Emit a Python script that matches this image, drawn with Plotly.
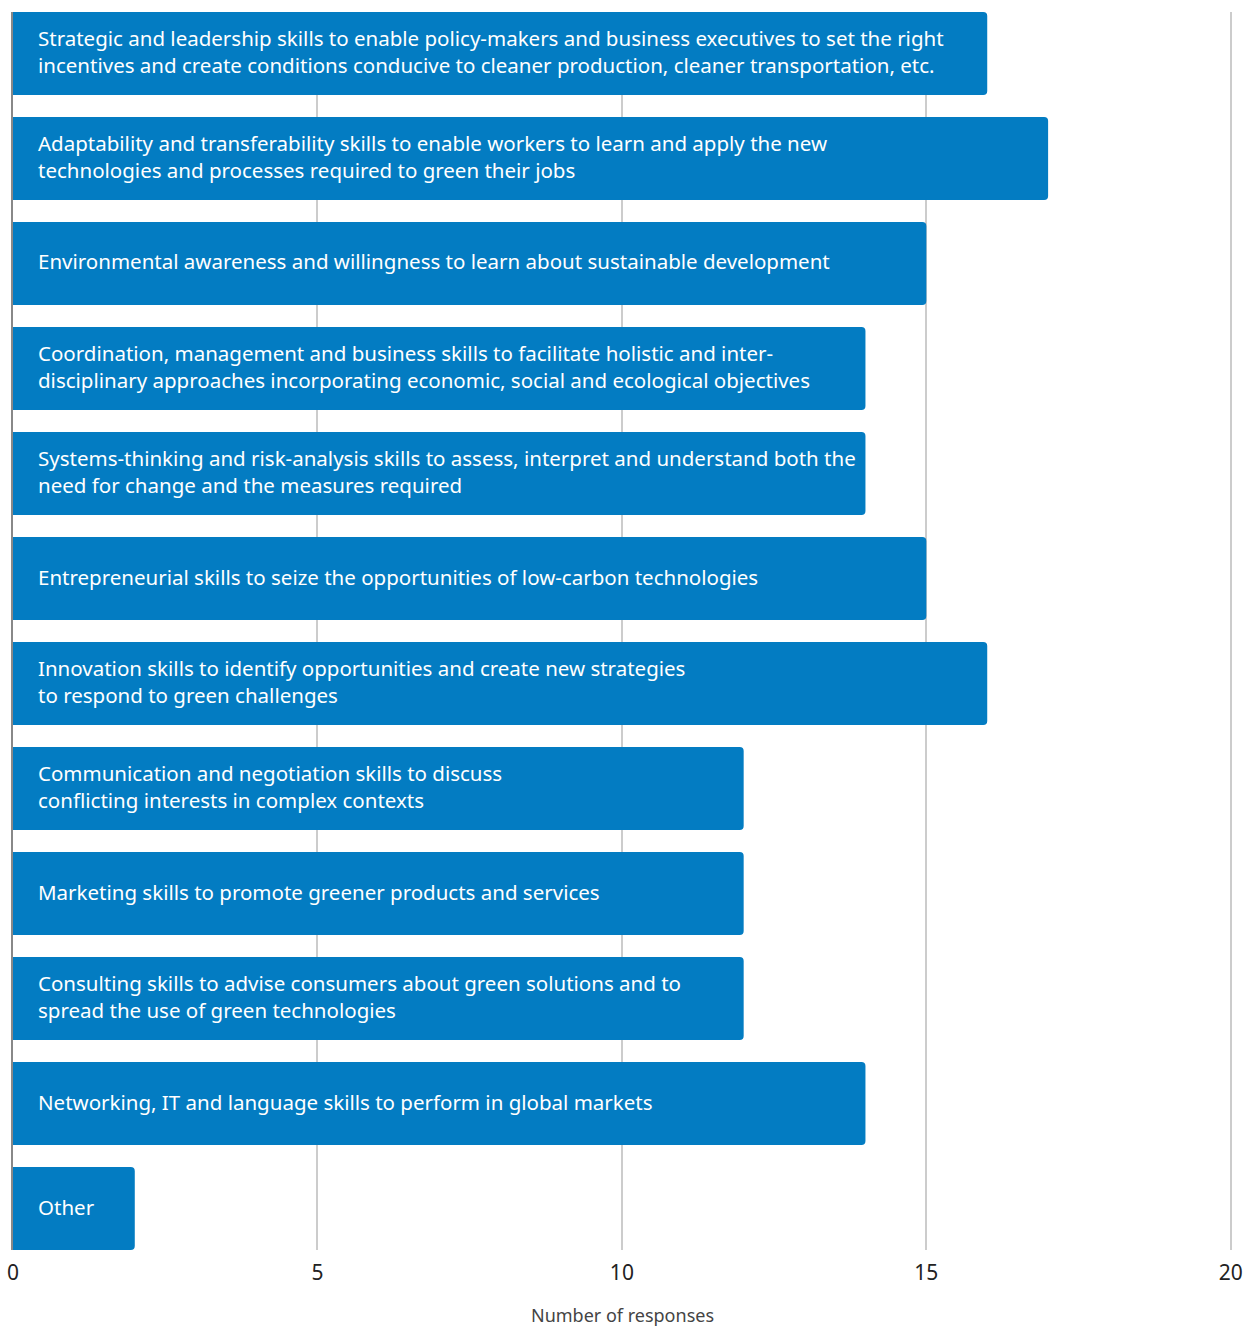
import plotly.graph_objects as go

labels = [
    "Strategic and leadership skills to enable policy-makers and business executives to set the right<br>incentives and create conditions conducive to cleaner production, cleaner transportation, etc.",
    "Adaptability and transferability skills to enable workers to learn and apply the new<br>technologies and processes required to green their jobs",
    "Environmental awareness and willingness to learn about sustainable development",
    "Coordination, management and business skills to facilitate holistic and inter-<br>disciplinary approaches incorporating economic, social and ecological objectives",
    "Systems-thinking and risk-analysis skills to assess, interpret and understand both the<br>need for change and the measures required",
    "Entrepreneurial skills to seize the opportunities of low-carbon technologies",
    "Innovation skills to identify opportunities and create new strategies<br>to respond to green challenges",
    "Communication and negotiation skills to discuss<br>conflicting interests in complex contexts",
    "Marketing skills to promote greener products and services",
    "Consulting skills to advise consumers about green solutions and to<br>spread the use of green technologies",
    "Networking, IT and language skills to perform in global markets",
    "Other",
]
values = [16, 17, 15, 14, 14, 15, 16, 12, 12, 12, 14, 2]
x_ticks = [0, 5, 10, 15, 20]
x_title = "Number of responses"

FONT = "Noto Sans"
BLUE = "#037cc2"

fig = go.Figure()
fig.add_trace(go.Bar(
    x=values,
    y=labels,
    orientation="h",
    marker=dict(color=BLUE, line=dict(width=0)),
    hoverinfo="x",
))

for lab in labels:
    fig.add_annotation(
        x=0, y=lab, xref="x", yref="y",
        text=lab, showarrow=False,
        xanchor="left", yanchor="middle", align="left",
        xshift=23, yshift=2,
        font=dict(family=FONT, size=20.5, color="white"),
    )

fig.update_layout(
    width=1249, height=1327,
    margin=dict(l=13, r=17, t=12, b=77),
    paper_bgcolor="white", plot_bgcolor="white",
    bargap=0.21,
    barcornerradius=4,
    showlegend=False,
    font=dict(family=FONT, color="#222"),
)
fig.update_xaxes(
    range=[0, 20.02], tickvals=x_ticks, ticktext=[str(t) for t in x_ticks],
    showgrid=True, gridcolor="#cccccc", gridwidth=1.5,
    zeroline=False, showline=False, automargin=False,
    ticks="", ticklabelstandoff=8,
    tickfont=dict(family=FONT, size=21, color="#222"),
    title=dict(text=x_title, font=dict(family=FONT, size=18, color="#444"), standoff=30),
)
fig.update_yaxes(
    range=[len(labels) - 1 + 0.395, -0.395],
    showticklabels=False, ticks="", showgrid=False, automargin=False,
    showline=True, linecolor="#888888", linewidth=1.5,
    zeroline=False,
)
fig.write_html("out.html")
▬▬▬▬▬▬▬▬▬▬
__WRITTEN INSTRUCTION__.
Transcribe all the data word for word; the images stay out.

__CORRECT RESPONSE__.
Emit a Python script that matches this image, drawn with Plotly.
import plotly.graph_objects as go

labels = [
    "Strategic and leadership skills to enable policy-makers and business executives to set the right<br>incentives and create conditions conducive to cleaner production, cleaner transportation, etc.",
    "Adaptability and transferability skills to enable workers to learn and apply the new<br>technologies and processes required to green their jobs",
    "Environmental awareness and willingness to learn about sustainable development",
    "Coordination, management and business skills to facilitate holistic and inter-<br>disciplinary approaches incorporating economic, social and ecological objectives",
    "Systems-thinking and risk-analysis skills to assess, interpret and understand both the<br>need for change and the measures required",
    "Entrepreneurial skills to seize the opportunities of low-carbon technologies",
    "Innovation skills to identify opportunities and create new strategies<br>to respond to green challenges",
    "Communication and negotiation skills to discuss<br>conflicting interests in complex contexts",
    "Marketing skills to promote greener products and services",
    "Consulting skills to advise consumers about green solutions and to<br>spread the use of green technologies",
    "Networking, IT and language skills to perform in global markets",
    "Other",
]
values = [16, 17, 15, 14, 14, 15, 16, 12, 12, 12, 14, 2]
x_ticks = [0, 5, 10, 15, 20]
x_title = "Number of responses"

FONT = "Noto Sans"
BLUE = "#037cc2"

fig = go.Figure()
fig.add_trace(go.Bar(
    x=values,
    y=labels,
    orientation="h",
    marker=dict(color=BLUE, line=dict(width=0)),
    hoverinfo="x",
))

for lab in labels:
    fig.add_annotation(
        x=0, y=lab, xref="x", yref="y",
        text=lab, showarrow=False,
        xanchor="left", yanchor="middle", align="left",
        xshift=23, yshift=2,
        font=dict(family=FONT, size=20.5, color="white"),
    )

fig.update_layout(
    width=1249, height=1327,
    margin=dict(l=13, r=17, t=12, b=77),
    paper_bgcolor="white", plot_bgcolor="white",
    bargap=0.21,
    barcornerradius=4,
    showlegend=False,
    font=dict(family=FONT, color="#222"),
)
fig.update_xaxes(
    range=[0, 20.02], tickvals=x_ticks, ticktext=[str(t) for t in x_ticks],
    showgrid=True, gridcolor="#cccccc", gridwidth=1.5,
    zeroline=False, showline=False, automargin=False,
    ticks="", ticklabelstandoff=8,
    tickfont=dict(family=FONT, size=21, color="#222"),
    title=dict(text=x_title, font=dict(family=FONT, size=18, color="#444"), standoff=30),
)
fig.update_yaxes(
    range=[len(labels) - 1 + 0.395, -0.395],
    showticklabels=False, ticks="", showgrid=False, automargin=False,
    showline=True, linecolor="#888888", linewidth=1.5,
    zeroline=False,
)
fig.write_html("out.html")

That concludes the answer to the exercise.